Written by Peter Churchouse, Stansberry Churchouse

It was one of the biggest stock market and asset price bubbles in modern history…

I’m talking about the Japan economic bubble that burst in 1992.

From 1986 to 1991, the country saw staggering valuation explosions, totally detached from reality, across equities and real estate assets.

From its peak in 1990, Japan’s stock market fell by more than 80 percent, hitting its low in 2009. Even today it’s still over 40 percent below its previous top.

By comparison, it took the S&P 500 less than seven years to surpass its global financial crisis highs. The index is now 65 percent above its previous pre-Global Financial Crisis peak.

Now, after several “lost decades”, Japan’s market is finally ready to catch up to the rest of the world.

The Japan economic bubble

Before we get to Japan’s comeback, let’s take a closer look at what happened.

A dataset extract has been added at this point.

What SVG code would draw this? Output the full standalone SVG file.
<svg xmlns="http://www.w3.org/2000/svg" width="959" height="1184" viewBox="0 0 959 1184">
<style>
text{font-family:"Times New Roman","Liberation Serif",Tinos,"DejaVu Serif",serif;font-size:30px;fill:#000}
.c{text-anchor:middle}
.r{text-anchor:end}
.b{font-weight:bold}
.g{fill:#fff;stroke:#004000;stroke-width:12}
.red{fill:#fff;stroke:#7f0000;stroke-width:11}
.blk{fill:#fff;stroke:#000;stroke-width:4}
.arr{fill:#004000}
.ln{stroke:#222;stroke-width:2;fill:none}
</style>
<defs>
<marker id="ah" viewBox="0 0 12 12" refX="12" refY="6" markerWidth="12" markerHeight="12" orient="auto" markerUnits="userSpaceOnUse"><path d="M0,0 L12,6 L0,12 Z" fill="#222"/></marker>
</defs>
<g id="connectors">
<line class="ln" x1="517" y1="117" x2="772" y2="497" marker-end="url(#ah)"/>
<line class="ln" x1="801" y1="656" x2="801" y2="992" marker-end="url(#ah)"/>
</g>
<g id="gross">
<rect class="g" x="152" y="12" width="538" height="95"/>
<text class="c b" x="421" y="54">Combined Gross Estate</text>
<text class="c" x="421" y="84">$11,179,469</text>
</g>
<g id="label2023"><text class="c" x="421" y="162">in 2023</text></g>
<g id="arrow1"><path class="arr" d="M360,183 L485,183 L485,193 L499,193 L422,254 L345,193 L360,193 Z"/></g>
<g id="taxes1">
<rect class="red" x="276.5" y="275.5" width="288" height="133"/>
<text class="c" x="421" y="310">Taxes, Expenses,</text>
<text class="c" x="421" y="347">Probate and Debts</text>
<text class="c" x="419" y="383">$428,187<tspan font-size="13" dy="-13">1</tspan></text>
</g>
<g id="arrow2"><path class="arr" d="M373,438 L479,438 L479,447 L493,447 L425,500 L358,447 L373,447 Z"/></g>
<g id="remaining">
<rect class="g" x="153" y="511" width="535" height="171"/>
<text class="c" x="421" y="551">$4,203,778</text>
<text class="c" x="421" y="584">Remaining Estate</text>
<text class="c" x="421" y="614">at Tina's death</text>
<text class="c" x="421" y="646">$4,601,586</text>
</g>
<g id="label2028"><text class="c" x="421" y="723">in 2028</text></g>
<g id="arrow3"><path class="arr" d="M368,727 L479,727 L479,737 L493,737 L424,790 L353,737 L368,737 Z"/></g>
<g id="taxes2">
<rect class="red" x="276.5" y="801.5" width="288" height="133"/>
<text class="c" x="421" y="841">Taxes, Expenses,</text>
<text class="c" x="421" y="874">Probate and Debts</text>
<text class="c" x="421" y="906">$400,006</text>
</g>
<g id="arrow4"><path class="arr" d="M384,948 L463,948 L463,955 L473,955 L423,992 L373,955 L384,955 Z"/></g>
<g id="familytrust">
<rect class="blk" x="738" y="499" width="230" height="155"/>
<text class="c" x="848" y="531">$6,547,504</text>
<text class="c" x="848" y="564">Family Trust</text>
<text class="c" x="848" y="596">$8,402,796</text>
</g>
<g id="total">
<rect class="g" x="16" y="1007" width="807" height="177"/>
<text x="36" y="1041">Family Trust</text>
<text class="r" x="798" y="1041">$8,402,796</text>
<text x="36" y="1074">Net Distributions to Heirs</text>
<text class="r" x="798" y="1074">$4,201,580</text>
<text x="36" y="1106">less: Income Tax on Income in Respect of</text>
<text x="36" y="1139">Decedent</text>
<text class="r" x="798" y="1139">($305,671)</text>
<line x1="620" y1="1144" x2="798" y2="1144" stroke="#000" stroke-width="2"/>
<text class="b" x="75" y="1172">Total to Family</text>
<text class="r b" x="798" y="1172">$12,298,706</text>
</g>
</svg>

Between 1982 and the end of 1989, Japan’s Nikkei index ripped more than 400 percent higher. Stocks in the rest of Asia were not doing anywhere near as well as those in Tokyo.

One of the best ways to illustrate the craziness of the Japanese equity market bubble at the time is in the following chart. It shows the total market capitalisations of the Japanese and U.S. equity markets over the 20-year period from 1977 to 1997.

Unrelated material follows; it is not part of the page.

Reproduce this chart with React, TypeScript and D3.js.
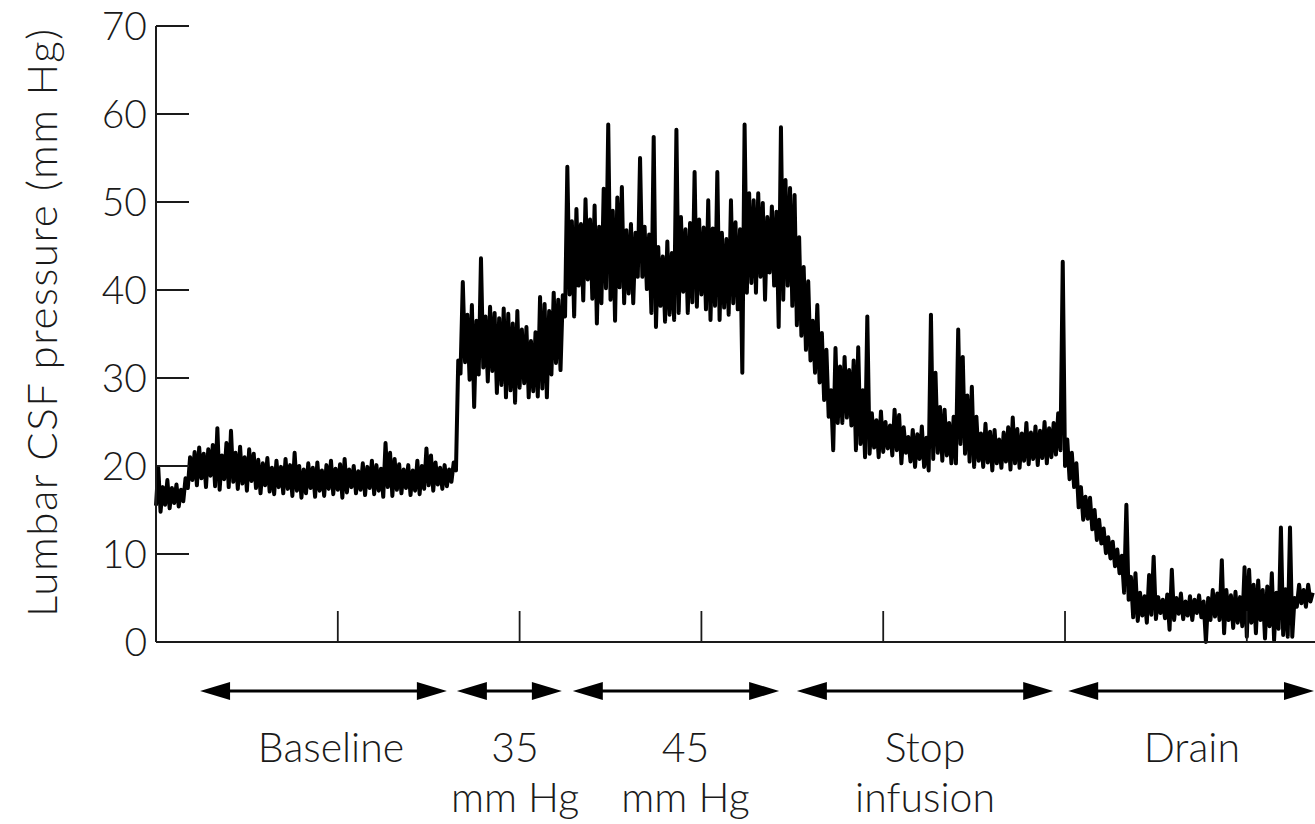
import React from "react";
import * as d3 from "d3";

const W = 1315;
const H = 824;

// y axis (mm Hg) ticks
const yTicks = [0, 10, 20, 30, 40, 50, 60, 70];
// x axis: samples (15 s each), unlabeled ticks every 40 samples (10 min)
const xTicks = [40, 80, 120, 160, 200, 240];

// per-sample minimum of the pressure trace (mm Hg)
const troughs = [
  15.5, 14.8, 15.6, 15.2, 15.8, 15.4, 16.0, 17.5, 18.4, 17.8,
  18.6, 17.6, 18.9, 17.7, 17.3, 18.5, 17.6, 18.2, 17.4, 18.0,
  17.2, 18.3, 17.5, 16.9, 17.8, 17.1, 16.8, 17.6, 16.9, 17.4,
  16.6, 17.2, 16.4, 16.9, 17.5, 16.5, 17.2, 16.6, 17.4, 16.8,
  17.3, 16.4, 17.0, 17.6, 16.9, 17.3, 16.7, 17.5, 16.8, 17.2,
  16.5, 17.6, 16.6, 17.3, 16.9, 17.5, 16.7, 17.2, 16.8, 17.4,
  17.8, 17.2, 17.9, 17.4, 17.7, 18.2, 19.5, 30.5, 31.8, 29.8,
  26.7, 30.4, 31.2, 29.6, 30.8, 28.3, 29.2, 27.8, 28.6, 27.2,
  28.9, 29.4, 27.8, 28.5, 27.9, 28.8, 27.8, 30.4, 31.7, 30.9,
  37.0, 39.5, 37.0, 40.5, 38.8, 41.2, 39.0, 36.2, 38.5, 40.2,
  38.9, 36.5, 40.3, 38.5, 39.6, 38.5, 41.5, 41.5, 40.1, 37.4,
  35.8, 38.2, 36.4, 37.2, 36.6, 37.4, 39.8, 37.4, 38.6, 38.1,
  39.5, 37.8, 36.6, 38.2, 36.6, 38.0, 37.2, 38.5, 37.8, 30.6,
  39.7, 40.8, 39.7, 41.5, 38.9, 42.0, 40.5, 35.8, 38.9, 40.5,
  38.2, 36.0, 34.8, 33.2, 32.0, 30.6, 29.5, 27.5, 25.6, 21.8,
  24.9, 24.9, 25.5, 24.6, 21.8, 22.5, 21.0, 21.4, 22.1, 21.0,
  21.6, 22.0, 21.2, 21.8, 20.3, 21.5, 20.5, 19.9, 20.8, 19.9,
  19.5, 20.8, 21.5, 20.6, 21.2, 20.3, 20.3, 22.5, 21.4, 20.5,
  19.9, 20.6, 19.9, 20.4, 19.5, 20.3, 19.8, 20.5, 19.6, 20.3,
  19.8, 20.6, 20.2, 20.8, 20.1, 20.9, 20.3, 21.0, 21.3, 21.8,
  20.0, 18.5, 17.6, 15.3, 13.9, 14.0, 12.8, 11.6, 11.2, 10.1,
  9.5, 8.6, 7.8, 5.6, 4.8, 2.8, 2.4, 3.0, 2.2, 3.1,
  2.6, 3.3, 2.7, 1.4, 2.5, 3.2, 2.6, 3.0, 2.5, 3.3,
  2.8, 0.0, 2.5, 2.9, 2.5, 1.0, 2.5, 1.6, 2.2, 1.8,
  0.6, 2.2, 1.0, 2.5, 0.4, 1.8, 0.2, 1.5, 0.8, 0.6,
  0.6, 4.0, 4.4, 4.0, 4.6,
];

// per-sample maximum of the pressure trace (mm Hg)
const peaks = [
  19.8, 17.6, 18.4, 17.5, 17.9, 17.3, 18.6, 21.0, 21.6, 22.1,
  21.4, 21.9, 22.4, 24.3, 21.2, 22.6, 24.0, 21.5, 22.2, 21.0,
  21.9, 21.4, 20.7, 20.3, 20.9, 19.8, 20.6, 19.9, 20.8, 20.1,
  21.5, 20.0, 19.6, 20.3, 19.8, 20.4, 19.5, 20.1, 20.6, 19.7,
  20.2, 20.8, 19.6, 20.0, 19.4, 20.3, 19.9, 20.6, 20.1, 19.7,
  22.6, 21.5, 20.8, 20.2, 19.6, 20.1, 19.5, 20.6, 20.0, 22.0,
  21.2, 20.4, 19.8, 20.1, 19.6, 20.4, 32.0, 40.9, 37.2, 38.3,
  36.5, 43.6, 37.0, 38.1, 37.4, 36.8, 37.9, 37.3, 36.2, 37.6,
  35.5, 35.8, 34.2, 35.2, 39.2, 38.4, 37.6, 39.7, 38.9, 39.4,
  54.0, 47.8, 49.2, 47.5, 50.3, 48.0, 49.6, 47.2, 51.5, 58.8,
  49.0, 50.5, 51.7, 46.8, 47.5, 46.5, 55.0, 47.2, 46.3, 57.4,
  44.9, 43.8, 45.5, 44.2, 58.2, 48.3, 46.9, 47.6, 53.4, 48.0,
  47.1, 50.2, 47.0, 53.4, 46.5, 45.8, 50.2, 47.7, 46.9, 58.8,
  51.0, 50.2, 51.0, 49.9, 48.3, 49.5, 48.9, 58.5, 52.5, 51.6,
  50.8, 46.0, 42.6, 41.0, 36.5, 38.3, 35.1, 33.2, 28.6, 33.4,
  31.3, 32.4, 30.9, 32.0, 33.5, 28.6, 37.0, 26.0, 25.2, 26.2,
  25.0, 24.6, 26.4, 25.8, 24.4, 23.3, 24.1, 23.6, 24.5, 23.2,
  37.2, 30.6, 26.7, 26.4, 24.9, 25.6, 35.5, 32.4, 28.0, 29.0,
  25.6, 23.7, 24.8, 23.9, 24.1, 23.0, 23.8, 24.4, 25.5, 24.2,
  23.7, 24.9, 23.8, 24.5, 24.0, 25.0, 24.3, 24.9, 26.0, 43.2,
  23.0, 21.5, 20.3, 17.6, 16.5, 16.4, 15.0, 13.9, 12.9, 11.9,
  11.4, 10.5, 9.8, 15.6, 7.4, 7.8, 5.6, 5.2, 7.6, 9.7,
  5.1, 4.8, 5.4, 8.2, 5.0, 5.5, 4.6, 5.2, 4.8, 5.3,
  4.6, 5.0, 5.9, 5.5, 9.3, 5.9, 5.3, 5.7, 5.1, 8.5,
  8.2, 6.5, 7.0, 5.9, 6.3, 7.8, 5.6, 13.0, 6.0, 13.0,
  5.0, 6.5, 5.9, 6.5, 5.6,
];

// experimental phases (in samples)
const phaseNames = [["Baseline"], ["35", "mm Hg"], ["45", "mm Hg"], ["Stop", "infusion"], ["Drain"]];
const phaseStart = [9.7, 66.2, 91.7, 141, 200.7];
const phaseEnd = [64, 89.3, 137.1, 197.4, 255];
const phaseLabelAt = [38.5, 79, 116.5, 169.2, 227.9];

const FONT = "Lato, 'Noto Sans', sans-serif";
const INK = "#1a1a1a";

export default function App() {
  const x = d3.scaleLinear().domain([0, 255]).range([156, 1315]);
  const y = d3.scaleLinear().domain([0, 70]).range([642, 26]);

  const pts: [number, number][] = [];
  troughs.forEach((lo, i) => {
    pts.push([i, lo]);
    pts.push([i + 0.5, peaks[i]]);
  });
  const line = d3
    .line<[number, number]>()
    .x((d) => x(d[0]))
    .y((d) => y(d[1]));

  const arrowY = 691;
  const headL = 30;
  const headH = 9;

  return (
    <svg
      width={W}
      height={H}
      style={{ position: "absolute", left: 0, top: 0, background: "#fff" }}
      fontFamily={FONT}
      fontWeight={300}
    >
      {/* trace */}
      <path d={line(pts) || ""} fill="none" stroke="#000" strokeWidth={4} strokeLinejoin="round" />

      {/* axes */}
      <line x1={x(0)} x2={x(0)} y1={y(70)} y2={y(0)} stroke={INK} strokeWidth={2} />
      <line x1={x(0)} x2={x(255)} y1={y(0)} y2={y(0)} stroke={INK} strokeWidth={2} />
      {yTicks.map((t) => (
        <g key={t}>
          <line x1={x(0)} x2={x(0) + 33} y1={y(t)} y2={y(t)} stroke={INK} strokeWidth={1.8} />
          <text x={147} y={y(t)} dy="0.36em" textAnchor="end" fontSize={39} fill={INK}>
            {t}
          </text>
        </g>
      ))}
      {xTicks.map((t) => (
        <line key={t} x1={x(t)} x2={x(t)} y1={y(0)} y2={y(0) - 31} stroke={INK} strokeWidth={1.8} />
      ))}
      <text
        transform={`translate(57, 323) rotate(-90)`}
        textAnchor="middle"
        fontSize={42}
        textLength={588}
        lengthAdjust="spacing"
        fill={INK}
      >
        Lumbar CSF pressure (mm Hg)
      </text>

      {/* phase arrows */}
      {phaseNames.map((names, k) => {
        const a = x(phaseStart[k]);
        const b = Math.min(x(phaseEnd[k]), W - 1);
        const cx = x(phaseLabelAt[k]);
        return (
          <g key={k}>
            <line x1={a + headL - 2} x2={b - headL + 2} y1={arrowY} y2={arrowY} stroke="#000" strokeWidth={3.2} />
            <path d={`M${a},${arrowY} L${a + headL},${arrowY - headH} L${a + headL},${arrowY + headH} Z`} fill="#000" />
            <path d={`M${b},${arrowY} L${b - headL},${arrowY - headH} L${b - headL},${arrowY + headH} Z`} fill="#000" />
            {names.map((n, j) => (
              <text key={j} x={cx} y={762 + j * 50} textAnchor="middle" fontSize={41} fill={INK}>
                {n}
              </text>
            ))}
          </g>
        );
      })}
    </svg>
  );
}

Focus in particular on the grey shaded area, which shows the ratio of the total Japanese market cap to U.S. market cap.

In 1977, the Japanese equity market was roughly 2.5 percent of the entire U.S. market – that is, the U.S. stock market was 40 times larger. But by 1988, Japan’s stock market was 36 percent bigger than the U.S. market. On a relative basis, in a little over a decade, the Japanese equity market grew over 50-fold compared to the U.S. – and substantially surpassed it as the largest market in the world.

The Tokyo real estate market was also utterly absurd at the time.